Director James Cameron switched to a vegan diet in 2012, and has since become a vocal proponent of plant-based diets for both environmental and health reasons, the Las Vegas Informer reported Aug. 17.
Cameron became vegan in 2011, saying he was motivated by a desire to preserve the planet. Along the way, the Oscar-winning director lost weight and dramatically improved his health. At 60, James said he feels better than ever, and credits his vegan diet for his amazing transformation.
"If you’d asked me when I was 30, I would have thought, 'Your life’s over. Just get in the box, get on with it,' " Cameron told the Sydney Morning Herald. "But I went 100 percent plant-based — vegan — two-and-a-half years ago. I’ve got tons of energy. I’m fitter now. I’m running farther than I did when I was in my 20s.’’
'You Are Not an Environmentalist If You Eat Meat'
Cameron made headlines in 2012 after slamming non-vegetarian environmentalists, saying you are not an environmentalist if you eat meat (see video).
You can’t be an environmentalist, you can’t be an ocean steward, without truly walking the walk. And you can’t walk the walk in the world of the future — the world ahead of us, the world of our children — not eating a plant-based diet.”
James and his wife, Suzy Amis Cameron, don't just talk the talk; they walk the walk. They grow about 90 percent of their own food on a 100-acre biodynamic farm in California, and founded the Muse School in Malibu, which is the first school in the United States to go 100 percent vegan. They both credit the documentary "Forks Over Knives" for their vegan conversion.
Cameron said eating meat is cruel to animals and damages the environment. "It’s not a requirement to eat animals, we just choose to do it," James said. "So it becomes a moral choice and one that is having a huge impact on the planet, using up resources and destroying the biosphere.”
Experts: 51% of Greenhouse Gas Emissions Come From Livestock Production
In 2006, the U.N. Food and Agriculture Organization released a report indicating that 18 percent of the world's man-made greenhouse gas emissions come from livestock production.

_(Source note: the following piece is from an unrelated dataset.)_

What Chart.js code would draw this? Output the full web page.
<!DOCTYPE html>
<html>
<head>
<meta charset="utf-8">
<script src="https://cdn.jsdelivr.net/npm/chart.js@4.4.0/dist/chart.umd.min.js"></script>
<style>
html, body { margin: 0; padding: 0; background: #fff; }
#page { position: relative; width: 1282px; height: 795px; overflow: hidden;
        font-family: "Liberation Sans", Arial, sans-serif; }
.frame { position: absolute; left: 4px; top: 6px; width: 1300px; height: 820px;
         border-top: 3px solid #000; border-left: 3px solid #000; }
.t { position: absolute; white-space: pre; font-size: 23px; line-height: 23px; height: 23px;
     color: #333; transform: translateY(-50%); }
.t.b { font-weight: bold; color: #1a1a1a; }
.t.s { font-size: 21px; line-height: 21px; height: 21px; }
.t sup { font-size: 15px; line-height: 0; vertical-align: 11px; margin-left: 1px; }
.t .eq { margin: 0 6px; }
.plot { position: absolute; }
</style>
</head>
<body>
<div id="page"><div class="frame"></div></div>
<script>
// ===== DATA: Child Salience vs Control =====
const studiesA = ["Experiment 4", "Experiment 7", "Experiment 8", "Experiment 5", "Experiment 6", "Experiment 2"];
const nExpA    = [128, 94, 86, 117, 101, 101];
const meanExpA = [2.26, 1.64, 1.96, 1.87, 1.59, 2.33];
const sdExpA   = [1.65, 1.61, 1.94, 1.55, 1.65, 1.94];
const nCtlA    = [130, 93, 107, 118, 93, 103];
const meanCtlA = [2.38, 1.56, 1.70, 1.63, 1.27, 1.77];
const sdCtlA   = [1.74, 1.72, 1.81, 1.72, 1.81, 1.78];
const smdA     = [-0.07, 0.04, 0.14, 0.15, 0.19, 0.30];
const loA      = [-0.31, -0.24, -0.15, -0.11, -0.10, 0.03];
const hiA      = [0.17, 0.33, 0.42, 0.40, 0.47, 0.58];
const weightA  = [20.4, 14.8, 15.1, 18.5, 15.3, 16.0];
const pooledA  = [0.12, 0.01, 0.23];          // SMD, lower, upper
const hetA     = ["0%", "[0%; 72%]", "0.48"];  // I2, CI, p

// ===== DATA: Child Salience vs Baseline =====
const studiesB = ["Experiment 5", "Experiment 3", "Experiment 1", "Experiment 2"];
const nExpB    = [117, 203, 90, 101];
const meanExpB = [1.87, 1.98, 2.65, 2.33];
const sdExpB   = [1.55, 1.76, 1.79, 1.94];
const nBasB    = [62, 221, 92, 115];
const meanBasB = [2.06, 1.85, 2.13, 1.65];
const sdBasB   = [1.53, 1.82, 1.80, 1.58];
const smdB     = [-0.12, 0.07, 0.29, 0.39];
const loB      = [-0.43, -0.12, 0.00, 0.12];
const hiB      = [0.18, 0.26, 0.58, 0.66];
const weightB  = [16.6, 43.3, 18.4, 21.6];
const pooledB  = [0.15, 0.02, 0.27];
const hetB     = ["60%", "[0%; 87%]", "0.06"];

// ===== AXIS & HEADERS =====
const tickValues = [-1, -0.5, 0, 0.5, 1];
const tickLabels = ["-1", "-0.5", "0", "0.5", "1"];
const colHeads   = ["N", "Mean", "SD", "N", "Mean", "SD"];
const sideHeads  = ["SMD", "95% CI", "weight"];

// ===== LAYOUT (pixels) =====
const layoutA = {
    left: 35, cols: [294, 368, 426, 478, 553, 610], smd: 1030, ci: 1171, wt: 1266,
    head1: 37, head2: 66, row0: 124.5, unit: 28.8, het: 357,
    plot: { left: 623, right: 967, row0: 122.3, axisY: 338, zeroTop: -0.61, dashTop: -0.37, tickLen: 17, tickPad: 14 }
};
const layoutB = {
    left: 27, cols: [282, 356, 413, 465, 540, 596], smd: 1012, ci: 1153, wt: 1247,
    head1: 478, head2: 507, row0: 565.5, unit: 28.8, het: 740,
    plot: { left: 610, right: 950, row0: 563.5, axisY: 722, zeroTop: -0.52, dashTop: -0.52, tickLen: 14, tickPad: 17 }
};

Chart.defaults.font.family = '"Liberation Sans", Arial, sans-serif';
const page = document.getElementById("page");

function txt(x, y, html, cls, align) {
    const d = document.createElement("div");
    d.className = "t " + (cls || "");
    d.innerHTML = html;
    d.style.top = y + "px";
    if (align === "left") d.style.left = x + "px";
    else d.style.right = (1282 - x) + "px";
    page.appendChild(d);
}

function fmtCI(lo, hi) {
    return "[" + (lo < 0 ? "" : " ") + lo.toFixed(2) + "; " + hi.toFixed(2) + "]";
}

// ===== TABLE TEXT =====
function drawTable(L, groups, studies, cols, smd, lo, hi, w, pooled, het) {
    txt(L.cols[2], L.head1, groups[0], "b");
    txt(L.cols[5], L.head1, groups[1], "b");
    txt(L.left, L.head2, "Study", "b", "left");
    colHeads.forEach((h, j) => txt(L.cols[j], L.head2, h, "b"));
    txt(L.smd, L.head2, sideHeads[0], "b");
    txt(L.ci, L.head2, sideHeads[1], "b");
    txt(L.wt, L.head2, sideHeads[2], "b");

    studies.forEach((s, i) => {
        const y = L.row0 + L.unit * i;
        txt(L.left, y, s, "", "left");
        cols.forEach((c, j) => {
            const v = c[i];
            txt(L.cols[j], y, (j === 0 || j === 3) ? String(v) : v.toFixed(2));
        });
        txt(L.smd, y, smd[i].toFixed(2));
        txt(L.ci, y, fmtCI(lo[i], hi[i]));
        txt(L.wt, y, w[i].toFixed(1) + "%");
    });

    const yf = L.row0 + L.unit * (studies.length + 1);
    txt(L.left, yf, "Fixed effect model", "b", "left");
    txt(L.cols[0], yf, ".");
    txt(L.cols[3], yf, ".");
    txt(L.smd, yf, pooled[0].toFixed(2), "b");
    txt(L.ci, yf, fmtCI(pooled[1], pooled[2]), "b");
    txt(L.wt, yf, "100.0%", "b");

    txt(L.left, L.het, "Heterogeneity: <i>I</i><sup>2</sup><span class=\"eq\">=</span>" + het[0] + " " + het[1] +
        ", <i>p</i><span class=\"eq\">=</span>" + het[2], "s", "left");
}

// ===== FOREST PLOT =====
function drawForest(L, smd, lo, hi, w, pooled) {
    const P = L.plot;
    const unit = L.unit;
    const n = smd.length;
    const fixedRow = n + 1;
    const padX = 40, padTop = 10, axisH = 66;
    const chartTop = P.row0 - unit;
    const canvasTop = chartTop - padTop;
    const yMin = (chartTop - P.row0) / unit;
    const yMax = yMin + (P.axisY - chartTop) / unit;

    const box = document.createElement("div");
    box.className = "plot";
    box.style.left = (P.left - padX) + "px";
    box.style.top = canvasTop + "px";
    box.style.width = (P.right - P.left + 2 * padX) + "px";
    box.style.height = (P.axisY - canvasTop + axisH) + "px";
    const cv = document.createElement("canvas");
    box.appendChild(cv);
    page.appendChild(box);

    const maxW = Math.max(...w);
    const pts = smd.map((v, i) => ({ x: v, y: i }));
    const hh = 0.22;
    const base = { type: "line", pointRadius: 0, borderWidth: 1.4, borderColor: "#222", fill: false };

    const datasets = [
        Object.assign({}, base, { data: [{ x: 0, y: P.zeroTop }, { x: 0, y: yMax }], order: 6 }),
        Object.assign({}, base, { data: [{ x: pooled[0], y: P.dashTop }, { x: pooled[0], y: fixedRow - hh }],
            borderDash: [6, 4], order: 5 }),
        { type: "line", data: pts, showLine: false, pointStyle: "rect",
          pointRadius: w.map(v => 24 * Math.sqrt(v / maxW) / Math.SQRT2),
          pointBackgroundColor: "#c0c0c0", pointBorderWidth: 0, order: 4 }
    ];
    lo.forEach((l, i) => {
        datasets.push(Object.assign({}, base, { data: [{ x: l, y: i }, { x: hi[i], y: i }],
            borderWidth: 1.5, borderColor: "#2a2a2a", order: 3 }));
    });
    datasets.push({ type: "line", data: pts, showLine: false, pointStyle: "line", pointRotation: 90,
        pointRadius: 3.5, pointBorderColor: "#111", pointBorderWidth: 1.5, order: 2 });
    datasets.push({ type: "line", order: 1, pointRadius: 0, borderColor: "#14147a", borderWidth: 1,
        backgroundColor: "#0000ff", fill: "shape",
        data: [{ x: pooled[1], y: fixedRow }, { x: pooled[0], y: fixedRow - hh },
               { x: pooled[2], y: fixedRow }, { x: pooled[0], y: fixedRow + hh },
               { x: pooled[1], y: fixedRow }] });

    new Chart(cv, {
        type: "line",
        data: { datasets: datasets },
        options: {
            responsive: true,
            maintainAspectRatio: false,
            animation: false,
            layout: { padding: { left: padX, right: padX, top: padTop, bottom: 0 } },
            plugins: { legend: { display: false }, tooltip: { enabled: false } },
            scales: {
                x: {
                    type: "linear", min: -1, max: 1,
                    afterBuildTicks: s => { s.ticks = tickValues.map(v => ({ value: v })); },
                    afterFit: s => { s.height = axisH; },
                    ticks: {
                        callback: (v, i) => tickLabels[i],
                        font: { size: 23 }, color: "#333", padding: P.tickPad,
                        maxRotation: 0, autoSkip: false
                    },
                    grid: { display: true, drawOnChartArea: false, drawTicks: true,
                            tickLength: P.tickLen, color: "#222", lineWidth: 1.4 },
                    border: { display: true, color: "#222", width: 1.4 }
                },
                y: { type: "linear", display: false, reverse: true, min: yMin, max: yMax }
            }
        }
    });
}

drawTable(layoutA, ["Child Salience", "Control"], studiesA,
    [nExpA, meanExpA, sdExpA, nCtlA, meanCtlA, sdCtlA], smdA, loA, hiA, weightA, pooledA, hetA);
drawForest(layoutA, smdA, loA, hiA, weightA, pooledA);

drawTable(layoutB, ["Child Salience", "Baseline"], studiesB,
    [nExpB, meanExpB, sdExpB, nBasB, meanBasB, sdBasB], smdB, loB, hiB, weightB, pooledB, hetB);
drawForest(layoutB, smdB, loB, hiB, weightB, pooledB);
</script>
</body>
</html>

In reality, that figure is closer to 51 percent, according to a 2009 report by Robert Goodland and Jeff Anhang of the IFC Environment and Social Development Department.
Several noted environmentalists have also vocally advocated a vegetarian lifestyle, citing the environmental damage caused by livestock farming. Rajendra Pachauri, chairman of the Intergovernmental Panel on Climate Change, recently suggested that everyone could help reduce greenhouse-gas emissions simply by reducing their meat consumption.
Nathan Pelletier, an ecological economist at Dalhousie University in Halifax, Nova Scotia, underscored that eating cows isn't the main problem; it's eating cows raised on factory farms. Pelletier told Time magazine grass-fed cows are better for the environment that cows raised on livestock farms, where they're pumped full of hormones, antibiotics and live in horrific, unsanitary conditions before they're slaughtered.
"If your primary concern is to curb emissions, you shouldn't be eating beef," said Pelletier, who noted that cows produce 13 to 30 pounds of carbon dioxide per pound of meat.
"Conventional cattle raising is like mining. It's unsustainable, because you're just taking without putting anything back. But when you rotate cattle on grass, you change the equation. You put back more than you take."
However, some experts take issue with the notion that grass-fed beef is more environmentally friendly than factory-farmed livestock. Dr. Jude Capper, an assistant professor of dairy sciences at Washington State University, told Fox News grass-fed cows do as much harm to the planet as factory-farmed ones.
There's a perception that grass-fed animals are frolicking in the sunshine, kicking their heels up full of joy and pleasure. What we actually found was from the land-use basis, from the energy, from water — and particularly, based on the carbon footprints — grass-fed is far worse than corn-fed."
One thing all vegetarian experts agree on is that livestock production damages the planet, and a plant-based diet is far more eco-friendly than a meat-centric one. Marc Reisner, former staff writer at the Natural Resources Defense Council, summed it up best when he wrote in his book "Cadillac Desert":
In California, the single biggest consumer of water is not Los Angeles. It is not the oil and chemicals or defense industries. Nor is it the fields of grapes and tomatoes. It is irrigated pasture: grass grown in a near-desert climate for cows. The West’s water crisis — and many of its environmental problems as well — can be summed up in a single word: livestock.”